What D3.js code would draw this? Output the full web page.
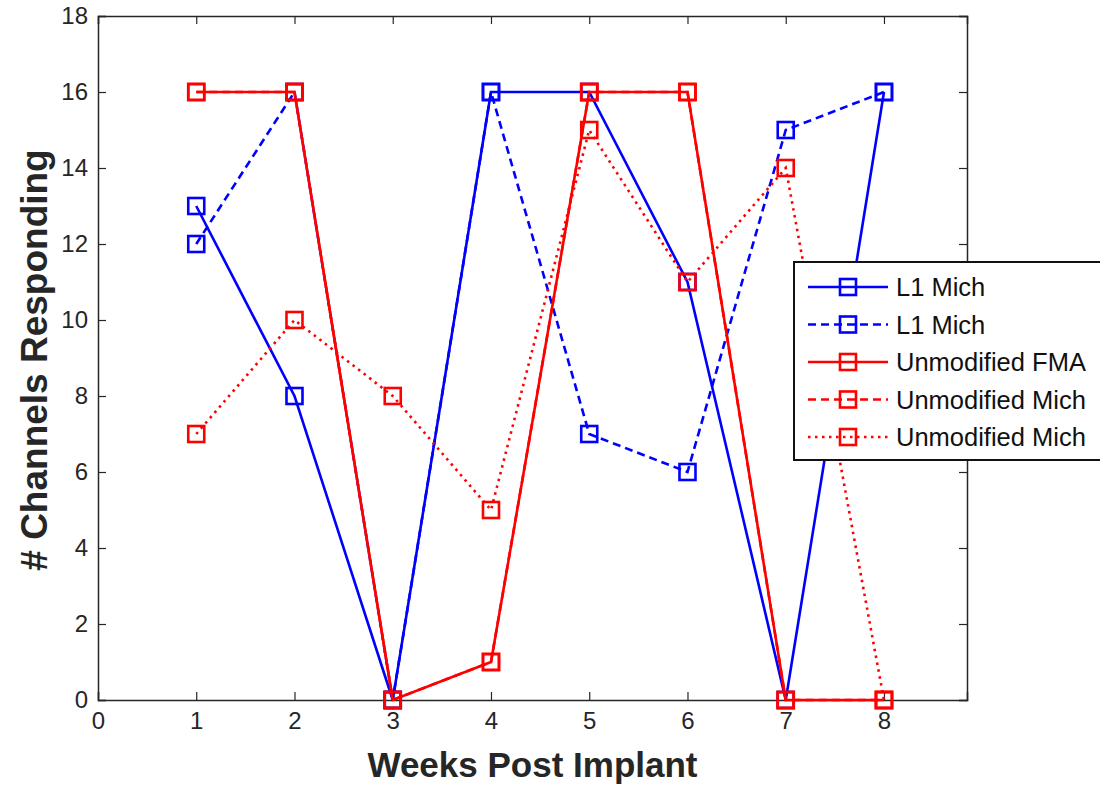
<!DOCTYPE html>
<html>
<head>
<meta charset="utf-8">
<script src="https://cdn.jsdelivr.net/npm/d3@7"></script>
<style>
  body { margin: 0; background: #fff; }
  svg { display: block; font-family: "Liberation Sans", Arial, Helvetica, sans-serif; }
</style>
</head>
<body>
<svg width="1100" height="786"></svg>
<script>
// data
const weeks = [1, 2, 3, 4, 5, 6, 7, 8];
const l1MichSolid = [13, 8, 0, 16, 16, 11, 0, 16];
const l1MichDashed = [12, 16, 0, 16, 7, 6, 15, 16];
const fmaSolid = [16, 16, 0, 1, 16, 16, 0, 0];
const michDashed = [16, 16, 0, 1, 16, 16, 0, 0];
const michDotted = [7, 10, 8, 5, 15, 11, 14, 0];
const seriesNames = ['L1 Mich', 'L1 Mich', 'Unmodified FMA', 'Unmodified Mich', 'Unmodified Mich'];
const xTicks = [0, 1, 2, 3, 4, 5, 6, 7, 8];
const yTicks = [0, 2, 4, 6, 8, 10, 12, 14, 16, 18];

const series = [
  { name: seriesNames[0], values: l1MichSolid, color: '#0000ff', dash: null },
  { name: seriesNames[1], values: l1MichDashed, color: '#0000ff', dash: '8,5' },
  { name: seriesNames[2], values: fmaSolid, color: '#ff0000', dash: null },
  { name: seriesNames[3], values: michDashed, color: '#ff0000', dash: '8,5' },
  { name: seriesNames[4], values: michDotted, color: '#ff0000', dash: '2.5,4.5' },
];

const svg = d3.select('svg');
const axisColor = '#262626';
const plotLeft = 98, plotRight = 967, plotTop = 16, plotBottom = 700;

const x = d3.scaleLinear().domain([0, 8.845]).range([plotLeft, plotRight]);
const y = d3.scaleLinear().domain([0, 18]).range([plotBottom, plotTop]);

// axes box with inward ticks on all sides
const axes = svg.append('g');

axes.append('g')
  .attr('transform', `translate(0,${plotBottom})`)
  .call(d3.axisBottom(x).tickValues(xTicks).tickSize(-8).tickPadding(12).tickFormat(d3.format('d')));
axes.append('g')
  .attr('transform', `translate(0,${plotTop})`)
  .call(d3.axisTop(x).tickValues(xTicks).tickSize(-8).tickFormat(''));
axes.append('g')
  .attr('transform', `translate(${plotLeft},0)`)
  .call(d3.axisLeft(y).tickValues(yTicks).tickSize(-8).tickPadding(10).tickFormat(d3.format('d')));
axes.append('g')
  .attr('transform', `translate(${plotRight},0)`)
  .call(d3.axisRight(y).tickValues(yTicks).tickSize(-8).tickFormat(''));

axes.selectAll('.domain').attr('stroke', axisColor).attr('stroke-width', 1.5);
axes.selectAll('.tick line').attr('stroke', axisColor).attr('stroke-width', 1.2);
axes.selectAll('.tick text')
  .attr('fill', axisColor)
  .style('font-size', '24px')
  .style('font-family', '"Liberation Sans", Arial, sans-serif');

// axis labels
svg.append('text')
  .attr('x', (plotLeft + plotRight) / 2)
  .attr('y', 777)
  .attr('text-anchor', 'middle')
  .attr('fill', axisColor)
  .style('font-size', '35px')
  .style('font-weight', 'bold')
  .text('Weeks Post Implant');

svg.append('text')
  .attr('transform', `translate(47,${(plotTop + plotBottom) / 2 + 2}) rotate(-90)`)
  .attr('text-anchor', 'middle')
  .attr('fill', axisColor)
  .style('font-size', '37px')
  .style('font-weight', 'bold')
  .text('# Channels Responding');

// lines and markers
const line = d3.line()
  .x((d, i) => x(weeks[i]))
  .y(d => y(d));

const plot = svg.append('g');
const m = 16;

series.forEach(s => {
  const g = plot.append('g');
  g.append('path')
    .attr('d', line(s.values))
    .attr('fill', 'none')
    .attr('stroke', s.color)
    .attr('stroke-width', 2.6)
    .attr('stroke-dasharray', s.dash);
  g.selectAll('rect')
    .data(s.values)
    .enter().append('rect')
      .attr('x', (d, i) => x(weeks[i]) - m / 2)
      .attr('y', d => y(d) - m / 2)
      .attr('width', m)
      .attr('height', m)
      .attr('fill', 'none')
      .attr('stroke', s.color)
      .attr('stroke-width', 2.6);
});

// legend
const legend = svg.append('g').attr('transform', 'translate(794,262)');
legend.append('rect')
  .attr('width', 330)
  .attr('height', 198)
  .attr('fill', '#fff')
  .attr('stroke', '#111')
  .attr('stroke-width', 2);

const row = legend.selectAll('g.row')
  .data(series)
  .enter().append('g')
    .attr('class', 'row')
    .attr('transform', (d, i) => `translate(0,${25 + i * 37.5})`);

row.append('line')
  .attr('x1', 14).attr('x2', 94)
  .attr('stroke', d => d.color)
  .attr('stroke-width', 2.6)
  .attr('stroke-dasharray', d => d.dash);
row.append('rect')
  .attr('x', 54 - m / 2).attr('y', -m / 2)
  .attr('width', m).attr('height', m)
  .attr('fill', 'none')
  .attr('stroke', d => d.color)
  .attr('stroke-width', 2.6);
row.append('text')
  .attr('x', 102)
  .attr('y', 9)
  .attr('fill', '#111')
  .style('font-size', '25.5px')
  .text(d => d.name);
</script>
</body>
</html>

---

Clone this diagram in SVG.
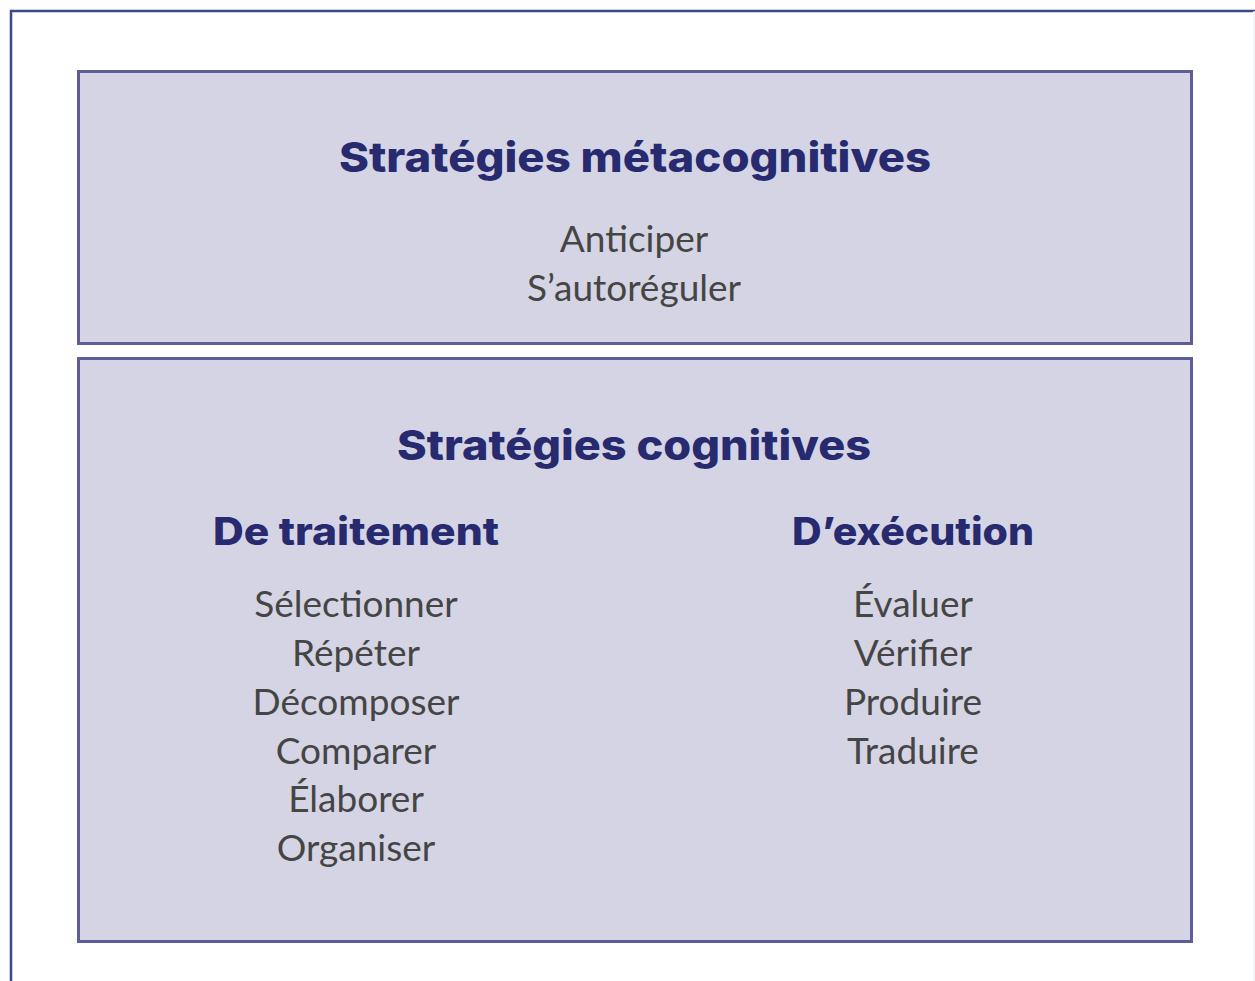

---

Task details
Keep only those lines of the records that hold "this", and return them.

Exercise answer
What D3.js code would draw this? Output the full web page.
Clone this diagram in SVG.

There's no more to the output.